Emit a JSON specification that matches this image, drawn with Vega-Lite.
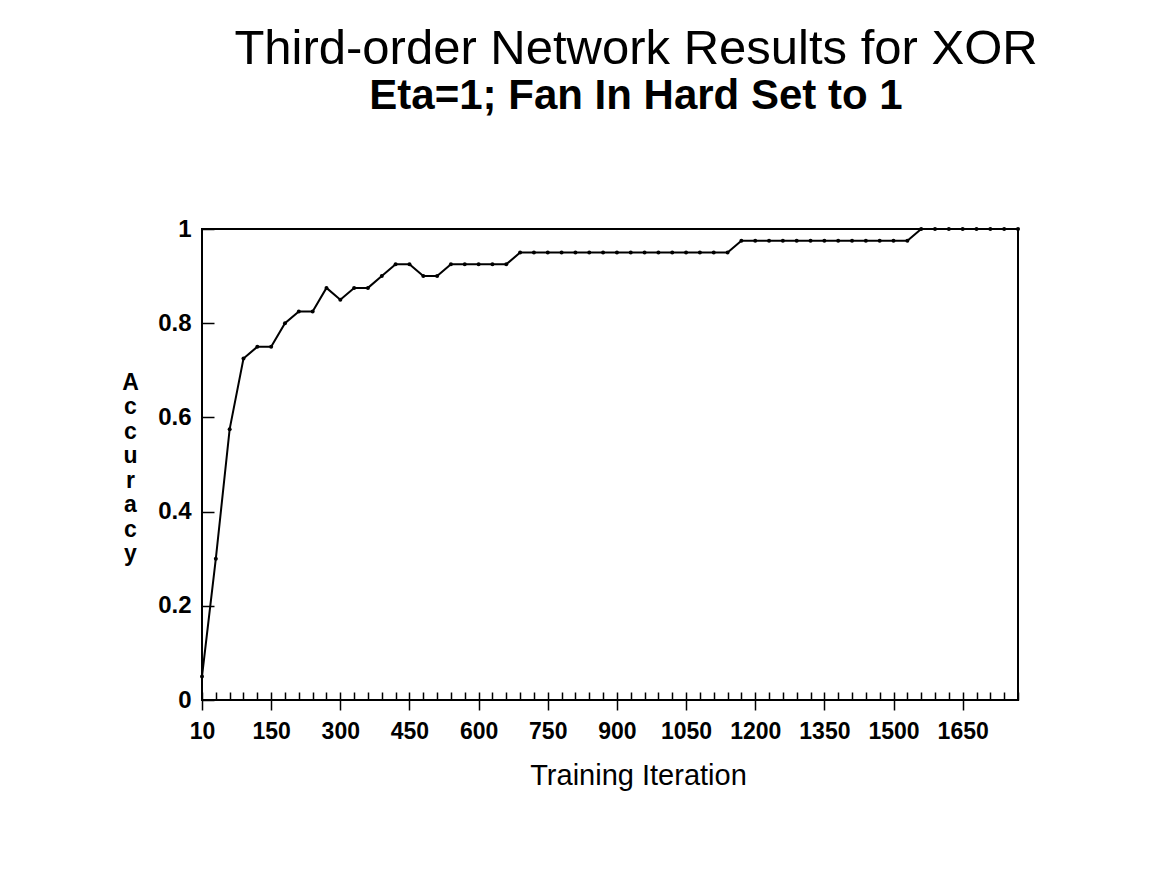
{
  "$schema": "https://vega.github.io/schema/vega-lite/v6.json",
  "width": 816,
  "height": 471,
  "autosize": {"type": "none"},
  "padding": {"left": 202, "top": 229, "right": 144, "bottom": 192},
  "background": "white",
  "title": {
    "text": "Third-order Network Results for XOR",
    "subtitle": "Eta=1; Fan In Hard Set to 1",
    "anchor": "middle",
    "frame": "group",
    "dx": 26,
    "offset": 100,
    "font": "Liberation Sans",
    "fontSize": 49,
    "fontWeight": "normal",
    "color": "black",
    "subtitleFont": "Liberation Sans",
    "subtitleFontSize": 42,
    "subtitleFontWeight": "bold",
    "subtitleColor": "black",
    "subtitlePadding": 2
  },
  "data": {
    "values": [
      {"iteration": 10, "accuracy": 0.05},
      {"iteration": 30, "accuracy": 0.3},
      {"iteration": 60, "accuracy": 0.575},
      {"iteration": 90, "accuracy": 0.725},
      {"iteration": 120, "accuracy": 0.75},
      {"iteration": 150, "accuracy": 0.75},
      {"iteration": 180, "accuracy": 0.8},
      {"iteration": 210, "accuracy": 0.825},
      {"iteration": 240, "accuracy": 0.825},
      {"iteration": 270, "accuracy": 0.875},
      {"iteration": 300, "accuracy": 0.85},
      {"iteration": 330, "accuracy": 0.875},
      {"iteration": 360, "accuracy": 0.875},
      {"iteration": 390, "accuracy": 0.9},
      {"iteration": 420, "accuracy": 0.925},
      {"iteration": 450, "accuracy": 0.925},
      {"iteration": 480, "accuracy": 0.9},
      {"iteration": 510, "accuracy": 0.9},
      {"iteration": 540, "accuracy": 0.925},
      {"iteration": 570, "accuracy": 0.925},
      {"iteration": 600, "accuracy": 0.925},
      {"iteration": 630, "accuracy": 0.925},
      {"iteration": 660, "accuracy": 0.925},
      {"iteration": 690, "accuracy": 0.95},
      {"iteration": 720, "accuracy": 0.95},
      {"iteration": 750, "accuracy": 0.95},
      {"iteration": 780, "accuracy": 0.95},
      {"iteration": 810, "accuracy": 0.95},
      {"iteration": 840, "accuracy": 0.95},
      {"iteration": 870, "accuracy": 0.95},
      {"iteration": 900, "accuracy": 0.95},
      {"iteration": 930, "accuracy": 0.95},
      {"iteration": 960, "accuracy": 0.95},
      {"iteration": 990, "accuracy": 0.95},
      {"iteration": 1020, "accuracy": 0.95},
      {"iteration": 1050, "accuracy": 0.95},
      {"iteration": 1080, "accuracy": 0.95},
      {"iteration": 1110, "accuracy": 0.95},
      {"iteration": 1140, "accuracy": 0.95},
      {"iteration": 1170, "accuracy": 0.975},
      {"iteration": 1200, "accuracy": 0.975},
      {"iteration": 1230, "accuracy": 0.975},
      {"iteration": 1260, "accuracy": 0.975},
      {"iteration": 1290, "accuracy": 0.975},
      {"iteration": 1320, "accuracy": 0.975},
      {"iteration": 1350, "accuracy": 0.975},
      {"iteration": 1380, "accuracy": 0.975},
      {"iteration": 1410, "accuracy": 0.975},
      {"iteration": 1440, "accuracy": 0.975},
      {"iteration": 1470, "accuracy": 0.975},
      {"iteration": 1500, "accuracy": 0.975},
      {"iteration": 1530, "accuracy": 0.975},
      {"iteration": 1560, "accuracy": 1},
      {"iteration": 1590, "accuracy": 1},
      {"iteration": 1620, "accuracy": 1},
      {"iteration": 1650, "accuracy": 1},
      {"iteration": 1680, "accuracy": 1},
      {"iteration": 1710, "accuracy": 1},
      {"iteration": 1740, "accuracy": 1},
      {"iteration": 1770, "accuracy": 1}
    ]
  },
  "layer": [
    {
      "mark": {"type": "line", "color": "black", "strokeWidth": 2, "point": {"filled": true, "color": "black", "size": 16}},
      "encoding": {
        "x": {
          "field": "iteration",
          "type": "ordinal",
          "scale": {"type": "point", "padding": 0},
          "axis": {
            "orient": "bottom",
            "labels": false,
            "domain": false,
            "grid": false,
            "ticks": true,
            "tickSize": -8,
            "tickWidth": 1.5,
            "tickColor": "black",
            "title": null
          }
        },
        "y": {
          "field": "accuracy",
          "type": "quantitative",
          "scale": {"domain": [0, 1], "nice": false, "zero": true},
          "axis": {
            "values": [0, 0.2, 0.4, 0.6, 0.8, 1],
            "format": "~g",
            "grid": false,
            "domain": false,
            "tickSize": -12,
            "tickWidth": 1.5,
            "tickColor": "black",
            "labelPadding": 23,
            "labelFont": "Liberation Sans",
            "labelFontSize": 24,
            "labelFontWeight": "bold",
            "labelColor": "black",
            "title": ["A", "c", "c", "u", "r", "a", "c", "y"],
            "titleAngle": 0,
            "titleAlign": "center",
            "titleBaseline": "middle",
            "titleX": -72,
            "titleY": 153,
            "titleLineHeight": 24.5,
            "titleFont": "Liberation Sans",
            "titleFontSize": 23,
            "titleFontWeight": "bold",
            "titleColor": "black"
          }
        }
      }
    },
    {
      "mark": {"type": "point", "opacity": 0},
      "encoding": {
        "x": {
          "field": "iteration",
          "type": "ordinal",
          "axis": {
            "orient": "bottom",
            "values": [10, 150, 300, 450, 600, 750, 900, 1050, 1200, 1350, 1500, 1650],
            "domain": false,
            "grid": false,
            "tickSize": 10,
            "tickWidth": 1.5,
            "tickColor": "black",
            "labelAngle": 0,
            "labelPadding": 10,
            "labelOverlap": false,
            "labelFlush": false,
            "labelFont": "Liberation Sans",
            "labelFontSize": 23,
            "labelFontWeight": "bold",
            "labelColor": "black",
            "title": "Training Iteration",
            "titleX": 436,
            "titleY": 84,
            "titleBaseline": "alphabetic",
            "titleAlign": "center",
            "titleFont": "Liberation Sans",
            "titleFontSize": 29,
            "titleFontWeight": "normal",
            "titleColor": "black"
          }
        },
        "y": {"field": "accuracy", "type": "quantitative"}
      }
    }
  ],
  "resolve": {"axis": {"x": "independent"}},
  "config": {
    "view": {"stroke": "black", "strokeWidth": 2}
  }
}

◆ ◆ ◆

• _Objective_
Each line above is to be copied verbatim. Drop any image from the copy.

• _Output of the exercise_
Emit a JSON specification that matches this image, drawn with Vega-Lite.
{
  "$schema": "https://vega.github.io/schema/vega-lite/v6.json",
  "width": 816,
  "height": 471,
  "autosize": {"type": "none"},
  "padding": {"left": 202, "top": 229, "right": 144, "bottom": 192},
  "background": "white",
  "title": {
    "text": "Third-order Network Results for XOR",
    "subtitle": "Eta=1; Fan In Hard Set to 1",
    "anchor": "middle",
    "frame": "group",
    "dx": 26,
    "offset": 100,
    "font": "Liberation Sans",
    "fontSize": 49,
    "fontWeight": "normal",
    "color": "black",
    "subtitleFont": "Liberation Sans",
    "subtitleFontSize": 42,
    "subtitleFontWeight": "bold",
    "subtitleColor": "black",
    "subtitlePadding": 2
  },
  "data": {
    "values": [
      {"iteration": 10, "accuracy": 0.05},
      {"iteration": 30, "accuracy": 0.3},
      {"iteration": 60, "accuracy": 0.575},
      {"iteration": 90, "accuracy": 0.725},
      {"iteration": 120, "accuracy": 0.75},
      {"iteration": 150, "accuracy": 0.75},
      {"iteration": 180, "accuracy": 0.8},
      {"iteration": 210, "accuracy": 0.825},
      {"iteration": 240, "accuracy": 0.825},
      {"iteration": 270, "accuracy": 0.875},
      {"iteration": 300, "accuracy": 0.85},
      {"iteration": 330, "accuracy": 0.875},
      {"iteration": 360, "accuracy": 0.875},
      {"iteration": 390, "accuracy": 0.9},
      {"iteration": 420, "accuracy": 0.925},
      {"iteration": 450, "accuracy": 0.925},
      {"iteration": 480, "accuracy": 0.9},
      {"iteration": 510, "accuracy": 0.9},
      {"iteration": 540, "accuracy": 0.925},
      {"iteration": 570, "accuracy": 0.925},
      {"iteration": 600, "accuracy": 0.925},
      {"iteration": 630, "accuracy": 0.925},
      {"iteration": 660, "accuracy": 0.925},
      {"iteration": 690, "accuracy": 0.95},
      {"iteration": 720, "accuracy": 0.95},
      {"iteration": 750, "accuracy": 0.95},
      {"iteration": 780, "accuracy": 0.95},
      {"iteration": 810, "accuracy": 0.95},
      {"iteration": 840, "accuracy": 0.95},
      {"iteration": 870, "accuracy": 0.95},
      {"iteration": 900, "accuracy": 0.95},
      {"iteration": 930, "accuracy": 0.95},
      {"iteration": 960, "accuracy": 0.95},
      {"iteration": 990, "accuracy": 0.95},
      {"iteration": 1020, "accuracy": 0.95},
      {"iteration": 1050, "accuracy": 0.95},
      {"iteration": 1080, "accuracy": 0.95},
      {"iteration": 1110, "accuracy": 0.95},
      {"iteration": 1140, "accuracy": 0.95},
      {"iteration": 1170, "accuracy": 0.975},
      {"iteration": 1200, "accuracy": 0.975},
      {"iteration": 1230, "accuracy": 0.975},
      {"iteration": 1260, "accuracy": 0.975},
      {"iteration": 1290, "accuracy": 0.975},
      {"iteration": 1320, "accuracy": 0.975},
      {"iteration": 1350, "accuracy": 0.975},
      {"iteration": 1380, "accuracy": 0.975},
      {"iteration": 1410, "accuracy": 0.975},
      {"iteration": 1440, "accuracy": 0.975},
      {"iteration": 1470, "accuracy": 0.975},
      {"iteration": 1500, "accuracy": 0.975},
      {"iteration": 1530, "accuracy": 0.975},
      {"iteration": 1560, "accuracy": 1},
      {"iteration": 1590, "accuracy": 1},
      {"iteration": 1620, "accuracy": 1},
      {"iteration": 1650, "accuracy": 1},
      {"iteration": 1680, "accuracy": 1},
      {"iteration": 1710, "accuracy": 1},
      {"iteration": 1740, "accuracy": 1},
      {"iteration": 1770, "accuracy": 1}
    ]
  },
  "layer": [
    {
      "mark": {"type": "line", "color": "black", "strokeWidth": 2, "point": {"filled": true, "color": "black", "size": 16}},
      "encoding": {
        "x": {
          "field": "iteration",
          "type": "ordinal",
          "scale": {"type": "point", "padding": 0},
          "axis": {
            "orient": "bottom",
            "labels": false,
            "domain": false,
            "grid": false,
            "ticks": true,
            "tickSize": -8,
            "tickWidth": 1.5,
            "tickColor": "black",
            "title": null
          }
        },
        "y": {
          "field": "accuracy",
          "type": "quantitative",
          "scale": {"domain": [0, 1], "nice": false, "zero": true},
          "axis": {
            "values": [0, 0.2, 0.4, 0.6, 0.8, 1],
            "format": "~g",
            "grid": false,
            "domain": false,
            "tickSize": -12,
            "tickWidth": 1.5,
            "tickColor": "black",
            "labelPadding": 23,
            "labelFont": "Liberation Sans",
            "labelFontSize": 24,
            "labelFontWeight": "bold",
            "labelColor": "black",
            "title": ["A", "c", "c", "u", "r", "a", "c", "y"],
            "titleAngle": 0,
            "titleAlign": "center",
            "titleBaseline": "middle",
            "titleX": -72,
            "titleY": 153,
            "titleLineHeight": 24.5,
            "titleFont": "Liberation Sans",
            "titleFontSize": 23,
            "titleFontWeight": "bold",
            "titleColor": "black"
          }
        }
      }
    },
    {
      "mark": {"type": "point", "opacity": 0},
      "encoding": {
        "x": {
          "field": "iteration",
          "type": "ordinal",
          "axis": {
            "orient": "bottom",
            "values": [10, 150, 300, 450, 600, 750, 900, 1050, 1200, 1350, 1500, 1650],
            "domain": false,
            "grid": false,
            "tickSize": 10,
            "tickWidth": 1.5,
            "tickColor": "black",
            "labelAngle": 0,
            "labelPadding": 10,
            "labelOverlap": false,
            "labelFlush": false,
            "labelFont": "Liberation Sans",
            "labelFontSize": 23,
            "labelFontWeight": "bold",
            "labelColor": "black",
            "title": "Training Iteration",
            "titleX": 436,
            "titleY": 84,
            "titleBaseline": "alphabetic",
            "titleAlign": "center",
            "titleFont": "Liberation Sans",
            "titleFontSize": 29,
            "titleFontWeight": "normal",
            "titleColor": "black"
          }
        },
        "y": {"field": "accuracy", "type": "quantitative"}
      }
    }
  ],
  "resolve": {"axis": {"x": "independent"}},
  "config": {
    "view": {"stroke": "black", "strokeWidth": 2}
  }
}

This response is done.